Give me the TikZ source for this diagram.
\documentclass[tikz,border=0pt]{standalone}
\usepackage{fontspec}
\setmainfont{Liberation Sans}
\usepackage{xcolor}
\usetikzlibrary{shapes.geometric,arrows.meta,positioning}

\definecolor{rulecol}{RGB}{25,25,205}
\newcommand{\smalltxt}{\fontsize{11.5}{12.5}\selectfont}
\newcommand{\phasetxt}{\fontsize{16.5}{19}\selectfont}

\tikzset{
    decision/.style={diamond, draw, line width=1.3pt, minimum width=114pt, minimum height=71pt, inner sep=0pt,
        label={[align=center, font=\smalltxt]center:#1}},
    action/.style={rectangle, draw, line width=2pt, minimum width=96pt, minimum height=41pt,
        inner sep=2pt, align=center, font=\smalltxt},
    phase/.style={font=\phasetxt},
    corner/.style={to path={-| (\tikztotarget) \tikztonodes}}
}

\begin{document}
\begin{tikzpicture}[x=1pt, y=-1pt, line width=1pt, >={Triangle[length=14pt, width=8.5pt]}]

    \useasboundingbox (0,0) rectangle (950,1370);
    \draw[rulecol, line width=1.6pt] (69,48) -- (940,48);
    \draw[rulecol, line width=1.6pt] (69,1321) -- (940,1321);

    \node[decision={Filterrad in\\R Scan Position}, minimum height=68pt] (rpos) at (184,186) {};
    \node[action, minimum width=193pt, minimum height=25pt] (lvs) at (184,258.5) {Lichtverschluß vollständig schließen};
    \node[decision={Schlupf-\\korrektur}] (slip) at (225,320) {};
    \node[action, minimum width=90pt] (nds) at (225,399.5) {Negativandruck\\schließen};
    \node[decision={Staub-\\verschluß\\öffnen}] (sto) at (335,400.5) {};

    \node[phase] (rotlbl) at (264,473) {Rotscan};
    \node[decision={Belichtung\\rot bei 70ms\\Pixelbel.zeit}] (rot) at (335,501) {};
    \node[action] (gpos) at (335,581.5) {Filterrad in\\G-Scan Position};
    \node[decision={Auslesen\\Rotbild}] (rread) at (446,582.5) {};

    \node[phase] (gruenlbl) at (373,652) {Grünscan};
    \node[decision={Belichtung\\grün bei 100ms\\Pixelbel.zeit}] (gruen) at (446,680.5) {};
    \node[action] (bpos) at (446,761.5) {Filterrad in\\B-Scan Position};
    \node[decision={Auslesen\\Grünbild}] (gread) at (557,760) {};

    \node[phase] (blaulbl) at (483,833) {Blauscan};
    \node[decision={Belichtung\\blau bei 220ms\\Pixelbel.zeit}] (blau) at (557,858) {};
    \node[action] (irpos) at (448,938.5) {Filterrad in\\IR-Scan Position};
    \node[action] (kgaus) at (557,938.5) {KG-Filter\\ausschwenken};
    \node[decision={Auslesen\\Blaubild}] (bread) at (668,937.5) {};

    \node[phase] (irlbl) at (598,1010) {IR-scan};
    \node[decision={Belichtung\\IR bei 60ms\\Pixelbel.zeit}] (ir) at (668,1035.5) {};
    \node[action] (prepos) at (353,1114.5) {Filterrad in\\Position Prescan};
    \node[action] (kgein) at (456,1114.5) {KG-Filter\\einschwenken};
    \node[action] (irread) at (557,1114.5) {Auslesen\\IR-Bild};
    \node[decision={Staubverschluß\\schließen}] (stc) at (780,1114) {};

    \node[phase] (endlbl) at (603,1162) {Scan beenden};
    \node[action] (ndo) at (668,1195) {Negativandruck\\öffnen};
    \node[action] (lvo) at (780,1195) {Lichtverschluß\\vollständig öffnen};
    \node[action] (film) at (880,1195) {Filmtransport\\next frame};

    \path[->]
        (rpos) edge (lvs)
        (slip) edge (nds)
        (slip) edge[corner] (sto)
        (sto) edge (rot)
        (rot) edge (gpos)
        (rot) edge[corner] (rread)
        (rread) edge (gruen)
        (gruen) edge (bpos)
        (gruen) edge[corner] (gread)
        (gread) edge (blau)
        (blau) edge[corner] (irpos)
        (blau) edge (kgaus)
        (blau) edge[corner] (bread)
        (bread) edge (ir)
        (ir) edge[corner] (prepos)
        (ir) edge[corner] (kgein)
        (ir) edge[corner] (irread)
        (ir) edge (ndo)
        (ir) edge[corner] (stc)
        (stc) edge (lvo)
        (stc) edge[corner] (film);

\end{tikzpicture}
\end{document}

What you should do:
Exactly repeat the lines running from the top of the listing to the line bearing "(69,1321) -- (940,1321);", both of those lines included, and only them.

Reply to the exercise:
Give me the TikZ source for this diagram.
\documentclass[tikz,border=0pt]{standalone}
\usepackage{fontspec}
\setmainfont{Liberation Sans}
\usepackage{xcolor}
\usetikzlibrary{shapes.geometric,arrows.meta,positioning}

\definecolor{rulecol}{RGB}{25,25,205}
\newcommand{\smalltxt}{\fontsize{11.5}{12.5}\selectfont}
\newcommand{\phasetxt}{\fontsize{16.5}{19}\selectfont}

\tikzset{
    decision/.style={diamond, draw, line width=1.3pt, minimum width=114pt, minimum height=71pt, inner sep=0pt,
        label={[align=center, font=\smalltxt]center:#1}},
    action/.style={rectangle, draw, line width=2pt, minimum width=96pt, minimum height=41pt,
        inner sep=2pt, align=center, font=\smalltxt},
    phase/.style={font=\phasetxt},
    corner/.style={to path={-| (\tikztotarget) \tikztonodes}}
}

\begin{document}
\begin{tikzpicture}[x=1pt, y=-1pt, line width=1pt, >={Triangle[length=14pt, width=8.5pt]}]

    \useasboundingbox (0,0) rectangle (950,1370);
    \draw[rulecol, line width=1.6pt] (69,48) -- (940,48);
    \draw[rulecol, line width=1.6pt] (69,1321) -- (940,1321);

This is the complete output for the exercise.